Zum 90. Geburtstag von Michael Ende († 1995)

„Schreiben als Abenteuer“

„Ich setzte mich also an meine Schreibmaschine und schrieb: ‚Das Land, in dem Lukas der Lokomotivführer lebte, war nur sehr klein.‘ Das war der erste Satz, und ich hatte nicht die geringste Vorstellung, wie der zweite heißen würde.“ Michael Ende ließ sich von seiner im wahrsten Sinn endlosen Fantasie treiben. Das Resultat war eines der bekanntesten und charmantesten Kinderbücher aller Zeiten. 

Der Schöpfer von „Jim Knopf und Lukas der Lokomotivführer“ wurde am 12. November 1929 in Garmisch geboren und wuchs in München auf. Sein Vater war der surrealistische Maler Edgar Ende, seine Mutter die Preziosen­händlerin Luise Bartholomä. Die Nazis brandmarkten die Werke seines Vaters als „entartete Kunst“. 

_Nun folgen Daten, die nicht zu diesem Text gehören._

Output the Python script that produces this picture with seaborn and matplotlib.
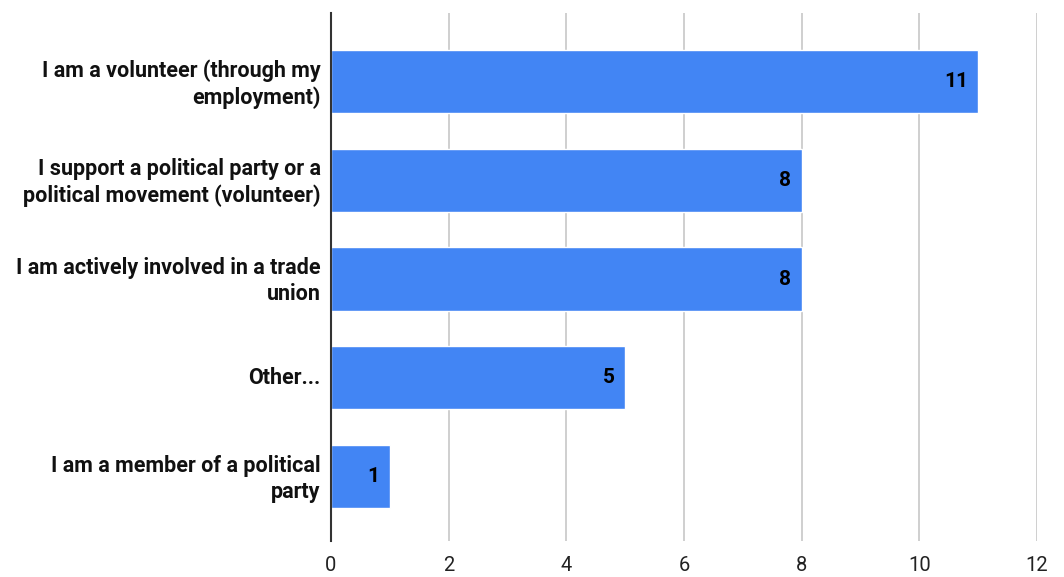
import matplotlib
matplotlib.use("Agg")
import matplotlib.pyplot as plt
import matplotlib.transforms as mtransforms
import seaborn as sns
import pandas as pd

categories = [
    "I am a volunteer (through my\nemployment)",
    "I support a political party or a\npolitical movement (volunteer)",
    "I am actively involved in a trade\nunion",
    "Other...",
    "I am a member of a political\nparty",
]
counts = [11, 8, 8, 5, 1]
x_ticks = [0, 2, 4, 6, 8, 10, 12]

bar_color = "#4285F4"

sns.set_theme(style="white")
plt.rcParams["font.family"] = ["Roboto", "DejaVu Sans"]

df = pd.DataFrame({"category": categories, "count": counts})

fig = plt.figure(figsize=(10.64, 5.77), dpi=100)
ax = fig.add_axes([331 / 1064, 1 - 541 / 577, (1037 - 331) / 1064, (541 - 13) / 577])

sns.barplot(data=df, x="count", y="category", orient="h", color=bar_color,
            saturation=1, width=0.64, ax=ax, zorder=3)

ax.set_xlim(0, 12)
ax.set_ylim(4.653, -0.694)
ax.set_xticks(x_ticks)
ax.set_xticklabels([str(t) for t in x_ticks], fontsize=14.5, color="#222222")
ax.tick_params(axis="x", length=0, pad=11)
ax.tick_params(axis="y", length=0, pad=7.5)

# nudge the wrapped category labels up slightly so both lines sit centred on the bar
lift = mtransforms.ScaledTranslation(0, 2.5 / 100, fig.dpi_scale_trans)
for lbl in ax.get_yticklabels():
    lbl.set_fontweight("bold")
    lbl.set_fontsize(15.5)
    lbl.set_color("#111111")
    lbl.set_linespacing(1.25)
    lbl.set_horizontalalignment("right")
    lbl.set_multialignment("right")
    lbl.set_transform(lbl.get_transform() + lift)

ax.xaxis.grid(True, color="#cccccc", linewidth=1.3, zorder=0)
ax.set_axisbelow(True)
for side in ["top", "right", "bottom"]:
    ax.spines[side].set_visible(False)
ax.spines["left"].set_color("#333333")
ax.spines["left"].set_linewidth(1.5)
ax.spines["left"].set_zorder(5)
ax.set_xlabel("")
ax.set_ylabel("")

for i, v in enumerate(counts):
    ax.annotate(str(v), xy=(v, i), xytext=(-7.5, 0), textcoords="offset points",
                ha="right", va="center", fontsize=15, fontweight="bold",
                color="#000000", zorder=6)

fig.savefig("out.png", dpi=100, facecolor="white")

1948, nach dem Abitur an einer Stuttgarter Waldorfschule, begann Michael Ende ein Schauspielstudium an der Münchner Otto-Falckenberg-Schule. So hoffte er auf eine ­Karriere als Theater­autor. Ende hatte Engagements als Schauspieler an diversen Regionaltheatern, von 1954 bis 1962 arbeitete er als Filmkritiker für den Bayerischen Rundfunk. Nebenher schrieb er humoristische Texte für das politische Kabarett. 

Als die eigenen Theaterstücke erfolglos blieben, geriet er in eine tiefe Schaffenskrise. Eher aus Langeweile und Frustration tippte er 1956 die ersten Zeilen einer Kindergeschichte rund um die Dampflok Emma in die Schreibmaschine: „Ich hatte keinerlei Plan zu einer Geschichte und keine Idee. Ich ließ mich einfach ganz absichtslos von einem Satz zum anderen, von einem Einfall zum nächsten führen. So entdeckte ich das Schreiben als ein Abenteuer.“ Dieses Erfolgsrezept sollte ihm und seinen Lesern die Tore in immer neue fantastische Welten aufschließen. 

Zunächst wurde „Jim Knopf“ von zwölf Verlagen abgelehnt – angeblich war es zu lang für ein Kinderbuch. Als es dann aber 1960 publiziert wurde, gewann es den Deutschen Jugendbuchpreis und wurde durch die legendäre Verfilmung der Augsburger Puppenkiste populär: Wer erinnert sich nicht gerne zurück an die Kulissen von Lummerland, Ozeane aus Plastikfolie oder Figuren wie König Alfons den Viertelvorzwölften? 

In Endes Domizil nahe Rom entstand 1972 sein Roman „Momo“, gefolgt vom Bestseller „Die unendliche Geschichte“, deren Verfilmung durch Bernd Eichinger im Jahr 1984 Ende aber zutiefst missfiel. Endes Werke wurden in 40 Sprachen übersetzt und 30 Millionen Mal verkauft, doch die deutschen Literaturkritiker hatten ihm den Krieg erklärt: Angeblich bereiteten Endes Geschichten die Kinder zu wenig auf den „Ernst des Lebens“ vor. Jene Kritiker begriffen nicht, dass Ende auch für die junggebliebenen Erwachsenen schrieb. 

Wie bei Karl May sollte man Endes Bücher zweimal lesen, als Kind und als Erwachsener mit einem reiferen Verständnis für Endes hochpolitische und philosophische Botschaften. Vor allem sah Ende im „Ernst des Lebens“, im Sterben der Poesie, in den Banalitäten des grauen Alltags ein Grundübel der Zivilisation. Am 28. August 1995 erlag der Autor einem Magenkrebsleiden.